=== STATED PROBLEM ===
Reproduce the listing below exactly, beginning with its first line and ending with the line that holds "const yTicks = [5, 6, 7, 8, 9, 10];"; pictures are not part of the copy.

## START INFORMATION SHOWN

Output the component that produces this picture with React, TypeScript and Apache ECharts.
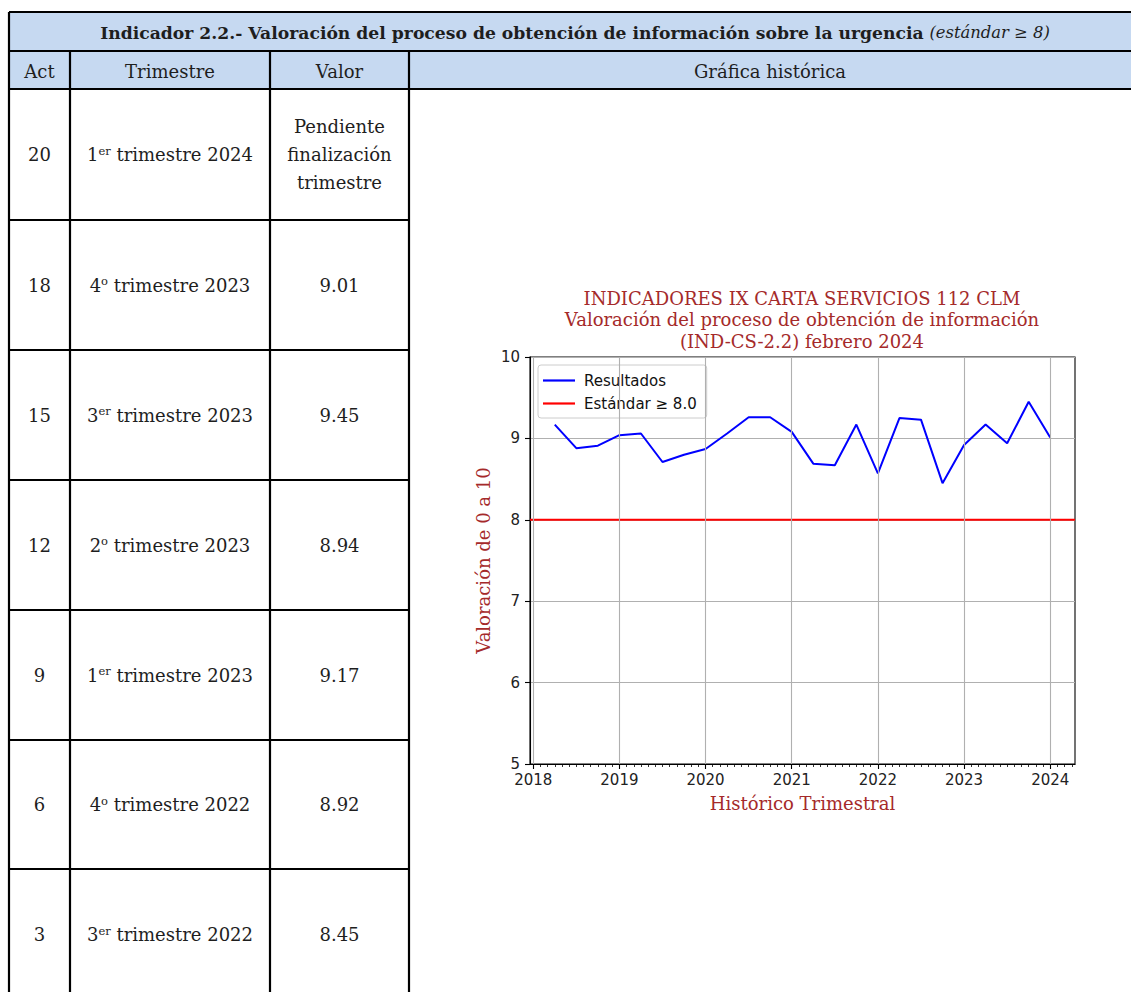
import React, { useEffect, useRef } from "react";
import * as echarts from "echarts";

// ---------- DATA ----------
const quarterPositions = [
  2018.25, 2018.5, 2018.75, 2019.0, 2019.25, 2019.5, 2019.75, 2020.0,
  2020.25, 2020.5, 2020.75, 2021.0, 2021.25, 2021.5, 2021.75, 2022.0,
  2022.25, 2022.5, 2022.75, 2023.0, 2023.25, 2023.5, 2023.75, 2024.0,
];
const resultados = [
  9.17, 8.88, 8.91, 9.04, 9.06, 8.71, 8.8, 8.87,
  9.06, 9.26, 9.26, 9.08, 8.69, 8.67, 9.17, 8.57,
  9.25, 9.23, 8.45, 8.92, 9.17, 8.94, 9.45, 9.01,
];
const standardValue = 8.0;
const yearTicks = [2018, 2019, 2020, 2021, 2022, 2023, 2024];
const yTicks = [5, 6, 7, 8, 9, 10];

const tableActs = ["20", "18", "15", "12", "9", "6", "3"];
const tableQuarterNum = ["1", "4", "3", "2", "1", "4", "3"];
const tableQuarterSup = ["er", "o", "er", "o", "er", "o", "er"];
const tableQuarterYear = ["2024", "2023", "2023", "2023", "2023", "2022", "2022"];
const tableValues = ["Pendiente\nfinalización\ntrimestre", "9.01", "9.45", "8.94", "9.17", "8.92", "8.45"];

const headerTitle = "Indicador 2.2.- Valoración del proceso de obtención de información sobre la urgencia";
const headerNote = "(estándar ≥ 8)";
const colHeaders = ["Act", "Trimestre", "Valor", "Gráfica histórica"];
const chartTitle = [
  "INDICADORES IX CARTA SERVICIOS 112 CLM",
  "Valoración del proceso de obtención de información",
  "(IND-CS-2.2) febrero 2024",
];

// ---------- LAYOUT ----------
const W = 1131;
const H = 992;
const colX = [9, 70, 270, 409, 1131];
const rowY = [12, 51, 89, 220, 350, 480, 610, 740, 869, 1000];
const headerBg = "#c6d9f1";
const inkTable = "#1e1e1e";
const serifTable = "'DejaVu Serif', serif";
const brown = "#a52a2a";

const xMin = 2017.9625;
const xMax = 2024.2875;

function buildTableGraphics() {
  const els: any[] = [];
  els.push({ type: "rect", shape: { x: colX[0], y: rowY[0], width: W - colX[0], height: rowY[2] - rowY[0] }, style: { fill: headerBg }, z: 0 });
  const lw = 2.2;
  const line = (x1: number, y1: number, x2: number, y2: number) =>
    els.push({ type: "line", shape: { x1, y1, x2, y2 }, style: { stroke: "#000", lineWidth: lw }, z: 5 });
  line(colX[0], rowY[0], W, rowY[0]);
  line(colX[0], rowY[1], W, rowY[1]);
  line(colX[0], rowY[2], W, rowY[2]);
  for (let i = 3; i < rowY.length - 1; i++) line(colX[0], rowY[i], colX[3], rowY[i]);
  line(colX[0], rowY[0], colX[0], H + 5);
  for (let c = 1; c <= 3; c++) line(colX[c], rowY[1], colX[c], H + 5);

  const text = (x: number, y: number, t: string, extra: any = {}) =>
    els.push({
      type: "text",
      z: 6,
      style: {
        x, y, text: t,
        align: "center", verticalAlign: "middle",
        textAlign: "center", textVerticalAlign: "middle",
        fill: inkTable, fontFamily: serifTable, fontSize: 18,
        ...extra,
      },
    });

  text(575, (rowY[0] + rowY[1]) / 2 + 1, `{b|${headerTitle}} {i|${headerNote}}`, {
    rich: {
      b: { fontFamily: serifTable, fontWeight: "bold", fontSize: 17.2, fill: inkTable, color: inkTable },
      i: { fontFamily: serifTable, fontStyle: "italic", fontSize: 16.4, fill: inkTable, color: inkTable },
    },
  });
  for (let c = 0; c < 4; c++) {
    text((colX[c] + colX[c + 1]) / 2, (rowY[1] + rowY[2]) / 2 + 1, colHeaders[c]);
  }
  for (let r = 0; r < tableActs.length; r++) {
    const cy = (rowY[r + 2] + rowY[r + 3]) / 2;
    text((colX[0] + colX[1]) / 2, cy, tableActs[r]);
    text((colX[1] + colX[2]) / 2, cy,
      `${tableQuarterNum[r]}{s|${tableQuarterSup[r]}} trimestre ${tableQuarterYear[r]}`, {
        rich: {
          s: { fontFamily: serifTable, fontSize: 11.5, verticalAlign: "top", fill: inkTable, color: inkTable, lineHeight: 20 },
        },
        lineHeight: 20,
      });
    text((colX[2] + colX[3]) / 2, cy, tableValues[r], { lineHeight: 28 });
  }
  chartTitle.forEach((t, i) => {
    els.push({
      type: "text", z: 6,
      style: {
        x: 802, y: 298 + i * 21.7, text: t,
        align: "center", verticalAlign: "middle",
        textAlign: "center", textVerticalAlign: "middle",
        fill: brown, fontFamily: "'DejaVu Serif', serif", fontSize: 18,
      },
    });
  });
  return els;
}

export default function App() {
  const ref = useRef<HTMLDivElement>(null);
  useEffect(() => {
    if (!ref.current) return;
    const chart = echarts.init(ref.current, null, { renderer: "svg", width: W, height: H });
    const tickFont = { fontFamily: "'DejaVu Sans', sans-serif", fontSize: 15, color: "#222" };
    const minorTicks: number[] = [];
    for (let y = 2018; y <= 2024; y++) {
      for (let m = 1; m < 12; m++) {
        const v = y + m / 12;
        if (v < xMax) minorTicks.push(v);
      }
    }
    chart.setOption({
      animation: false,
      backgroundColor: "#fff",
      grid: {
        left: 530, top: 357, width: 545, height: 407,
        show: true, borderColor: "#000", borderWidth: 1.1, backgroundColor: "transparent",
        containLabel: false,
      },
      legend: {
        orient: "vertical",
        left: 538, top: 365,
        padding: [7, 10, 6, 5],
        itemGap: 6,
        itemWidth: 32, itemHeight: 2.2,
        icon: "rect",
        backgroundColor: "rgba(255,255,255,0.85)",
        borderColor: "#cccccc", borderWidth: 1, borderRadius: 3,
        textStyle: { fontFamily: "'DejaVu Sans', sans-serif", fontSize: 15, color: "#111", padding: [0, 0, 0, 4], lineHeight: 17 },
        data: ["Resultados", "Estándar ≥ 8.0"],
      },
      xAxis: [
        {
          type: "value", min: xMin, max: xMax,
          name: "Histórico Trimestral", nameLocation: "middle", nameGap: 30,
          nameTextStyle: { fontFamily: "'DejaVu Serif', serif", fontSize: 18, color: brown },
          axisLine: { show: true, lineStyle: { color: "#000", width: 1.1 } },
          axisTick: { show: true, customValues: yearTicks, length: 5, lineStyle: { color: "#000", width: 1.1 } },
          axisLabel: { customValues: yearTicks, margin: 9, lineHeight: 14, formatter: (v: number) => String(Math.round(v)), ...tickFont },
          splitLine: { show: false },
        },
        {
          type: "value", min: xMin, max: xMax, position: "bottom",
          axisLine: { show: false },
          axisTick: { show: true, customValues: minorTicks, length: 3, lineStyle: { color: "#000", width: 0.8 } },
          axisLabel: { show: false },
          splitLine: { show: false },
        },
      ],
      yAxis: {
        type: "value", min: 5, max: 10, interval: 1,
        name: "Valoración de 0 a 10", nameLocation: "middle", nameGap: 38,
        nameTextStyle: { fontFamily: "'DejaVu Serif', serif", fontSize: 18, color: brown },
        axisLine: { show: true, lineStyle: { color: "#000", width: 1.1 } },
        axisTick: { show: true, length: 5, lineStyle: { color: "#000", width: 1.1 } },
        axisLabel: { margin: 10, lineHeight: 12, formatter: (v: number) => (yTicks.includes(v) ? String(v) : ""), ...tickFont },
        splitLine: { show: true, lineStyle: { color: "#b0b0b0", width: 1.1 } },
      },
      series: [
        {
          name: "grid-x",
          type: "line",
          data: [],
          z: 1,
          silent: true,
          markLine: {
            silent: true,
            symbol: "none",
            label: { show: false },
            lineStyle: { color: "#b0b0b0", width: 1.1, type: "solid" },
            data: yearTicks.map((y) => ({ xAxis: y })),
          },
        },
        {
          name: "Resultados",
          type: "line",
          data: quarterPositions.map((x, i) => [x, resultados[i]]),
          symbol: "none",
          lineStyle: { color: "#0000ff", width: 2 },
          itemStyle: { color: "#0000ff" },
          z: 3,
        },
        {
          name: "Estándar ≥ 8.0",
          type: "line",
          data: [[xMin, standardValue], [xMax, standardValue]],
          symbol: "none",
          lineStyle: { color: "#ff0000", width: 2 },
          itemStyle: { color: "#ff0000" },
          z: 2,
        },
      ],
      graphic: buildTableGraphics(),
    });
    return () => chart.dispose();
  }, []);
  return <div ref={ref} style={{ position: "absolute", left: 0, top: 0, width: W, height: H }} />;
}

## END INFORMATION SHOWN

=== SOLUTION ===
Output the component that produces this picture with React, TypeScript and Apache ECharts.
import React, { useEffect, useRef } from "react";
import * as echarts from "echarts";

// ---------- DATA ----------
const quarterPositions = [
  2018.25, 2018.5, 2018.75, 2019.0, 2019.25, 2019.5, 2019.75, 2020.0,
  2020.25, 2020.5, 2020.75, 2021.0, 2021.25, 2021.5, 2021.75, 2022.0,
  2022.25, 2022.5, 2022.75, 2023.0, 2023.25, 2023.5, 2023.75, 2024.0,
];
const resultados = [
  9.17, 8.88, 8.91, 9.04, 9.06, 8.71, 8.8, 8.87,
  9.06, 9.26, 9.26, 9.08, 8.69, 8.67, 9.17, 8.57,
  9.25, 9.23, 8.45, 8.92, 9.17, 8.94, 9.45, 9.01,
];
const standardValue = 8.0;
const yearTicks = [2018, 2019, 2020, 2021, 2022, 2023, 2024];
const yTicks = [5, 6, 7, 8, 9, 10];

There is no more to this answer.